Animation Material


1. Scenes begin in the middle, not the beginning.

2. A character should be "doing" something 100 percent of the time.

3. A character enters a scene for a reason, and he exits for a reason.

4. Thinking tends to lead to conclusions; emotion tends to lead to action.

5. A gesture need not be an illustration of the spoken word.

6. Audiences empathize with emotion. The key to good animation is in empathy.

7. Comedy is drama heightened, oxygenated.

8. An action pursues a longer term objective. (Smile at the girl because you want to date her.)

9. Short term memory causes eyes to glance upward.

10. Long term memory causes eyes to glance downward, into the soul.

11. The human sense of sight is many times more powerful than the sense of hearing.

12. Humans act to survive. Find the survival mechanism in your character.

13. Play an action until something happens to make you play a different one.

14. A scene is a negotiation.

15. "Actors are athletes of the heart" - Artonin Artaud

16. Anxiety is a high or heady power center; confidence is a low power center.

17. Emotions are automatic value responses.

18. Characters that make steady eye contact for more than a few seconds are either going to fight or make love.

19. The human smile says, "I won't hurt you."

20. Never underestimate the audience.

21. When you animate, you are saying to the audience, "I understand this." When the
audience applauds, laughs or cries, it is saying, "I see what you mean."

22. Actors lead; audiences follow.

23. Background characters can be defined with shadow movement - a jiggling knee, a charcter's mouth moving when he reads the paper, biting fingernails and so on.

24. "The Iron Giant" is an animation classic. Every animator should study it, like visiting Mecca.

25. We see things before we hear them; we hear things before we touch them; we touch
things before we smell them; we smell things before we taste them.

26. A villain is a regular person that has a fatal flaw.

27. A hero is a regular person that has to rise to extreme heights to overcome an extraordinary obstacle.

28. The "beats" in a scene or script are better perceived as "beads" in a necklace. One bead leads to the next to the next and so on. Put the beads together, and you have a story.

29. The purpose of (character) movement is destination.

30. Acting has almost nothing to do with words.

31. Commercials convey almost zero actual information. They are about emotion.

32. Humans and other animals negotiate status continually.

33. To energize a scene, convert the character's "wants" to "needs."

34. Theatrical reality isn't the same thing as regular reality.

35. Acting is reacting.

36. Animators are not mimes. Mime is a specialized art.

37. A key ingredient of empathy is distance.

38. Old people stoop because their bodies ache.

39. A drunk character tries to counteract the effects of the alcohol.
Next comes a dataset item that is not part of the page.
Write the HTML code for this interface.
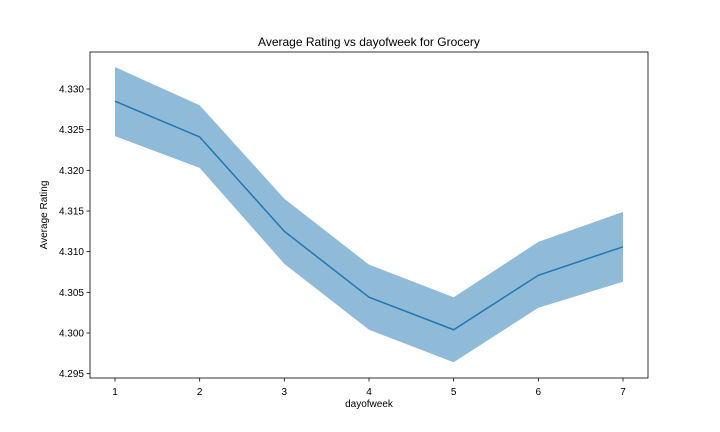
<!DOCTYPE html>
<html><head><meta charset="utf-8"><style>
body{margin:0;background:#fff;}
svg{display:block;font-family:"Liberation Sans","DejaVu Sans",sans-serif;}
</style></head><body>
<svg id="chart" width="720" height="432"></svg>
<script>
const categories = [1,2,3,4,5,6,7];
const meanValues = [4.3285,4.3241,4.3125,4.3044,4.3004,4.3071,4.3106];
const upperValues = [4.3327,4.3280,4.3165,4.3084,4.3044,4.3112,4.3149];
const lowerValues = [4.3242,4.3203,4.3085,4.3004,4.2964,4.3031,4.3063];
const yTicks = [4.295,4.300,4.305,4.310,4.315,4.320,4.325,4.330];
const yTickLabels = ["4.295","4.300","4.305","4.310","4.315","4.320","4.325","4.330"];

const NS="http://www.w3.org/2000/svg";
const svg=document.getElementById('chart');
const L=90,R=648,T=52,B=378;
const xs=v=>115+(v-1)*(623-115)/6;
const ys=v=>333-(v-4.300)*(333-89)/0.030;
function mk(tag,attrs,parent){const e=document.createElementNS(NS,tag);for(const k in attrs)e.setAttribute(k,attrs[k]);(parent||svg).appendChild(e);return e;}

let d='M'+categories.map((c,i)=>xs(c)+','+ys(upperValues[i])).join('L');
d+='L'+categories.slice().reverse().map((c,j)=>{const i=categories.length-1-j;return xs(c)+','+ys(lowerValues[i]);}).join('L')+'Z';
const band=mk('path',{d:d,fill:'#1f77b4','fill-opacity':0.5,stroke:'none'});



const line=mk('polyline',{points:categories.map((c,i)=>xs(c)+','+ys(meanValues[i])).join(' '),fill:'none',stroke:'#1f77b4','stroke-width':1.5});



const frame=mk('rect',{x:L,y:T,width:R-L,height:B-T,fill:'none',stroke:'#000','stroke-width':0.8});



categories.forEach(c=>{
  mk('line',{x1:xs(c),x2:xs(c),y1:B,y2:B+3.5,stroke:'#000','stroke-width':0.8});
  const t=mk('text',{x:xs(c),y:B+17,'text-anchor':'middle','font-size':10});
  t.textContent=c;
  
  
});
yTicks.forEach((v,i)=>{
  mk('line',{x1:L-3.5,x2:L,y1:ys(v),y2:ys(v),stroke:'#000','stroke-width':0.8});
  const t=mk('text',{x:L-6,y:ys(v)+3.5,'text-anchor':'end','font-size':10});
  t.textContent=yTickLabels[i];
  
  
});
const title=mk('text',{x:(L+R)/2,y:46,'text-anchor':'middle','font-size':12});
title.textContent='Average Rating vs dayofweek for Grocery';


const xt=mk('text',{x:(L+R)/2,y:407,'text-anchor':'middle','font-size':10});
xt.textContent='dayofweek';


const yt=mk('text',{x:0,y:0,'text-anchor':'middle','font-size':10,transform:'translate(47,215) rotate(-90)'});
yt.textContent='Average Rating';


</script>
</body></html>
40. To show that a character is hot, have him try to get cool.

41. To show that a character is cold, have him try to get warm.

42. An "adrenaline" moment is one the character will remember when he turns eighty and looks back on his life. The best movies include plenty of adrenaline moments. (Re-read #24)

43. A character analysis is like a character biography.

44. When a character is faced with a choice, be specific. Avoid ambivalence.

45. Allow your characters to be affected by the atmosphere in a location, the "feeling" it projects. (A car wreck has an atmosphere; a church has an atmosphere; a marriage bed
has an atmosphere.)

46. Yelling is a weak acting choice.

47. We speak of memory in general terms, but it is referenced in specific mental images.

48. A character that is listening to another is actually preparing to speak.

49. The camera tends to follow the character's gaze.

50. A scene should have conflict, otherwise known as an obstacle.

51. Trick for suggesting villainy: tilt head forward; eyes peer upward, exposing whites in lower portion of eyeball.

52. Character "personality" is actually character "behavior."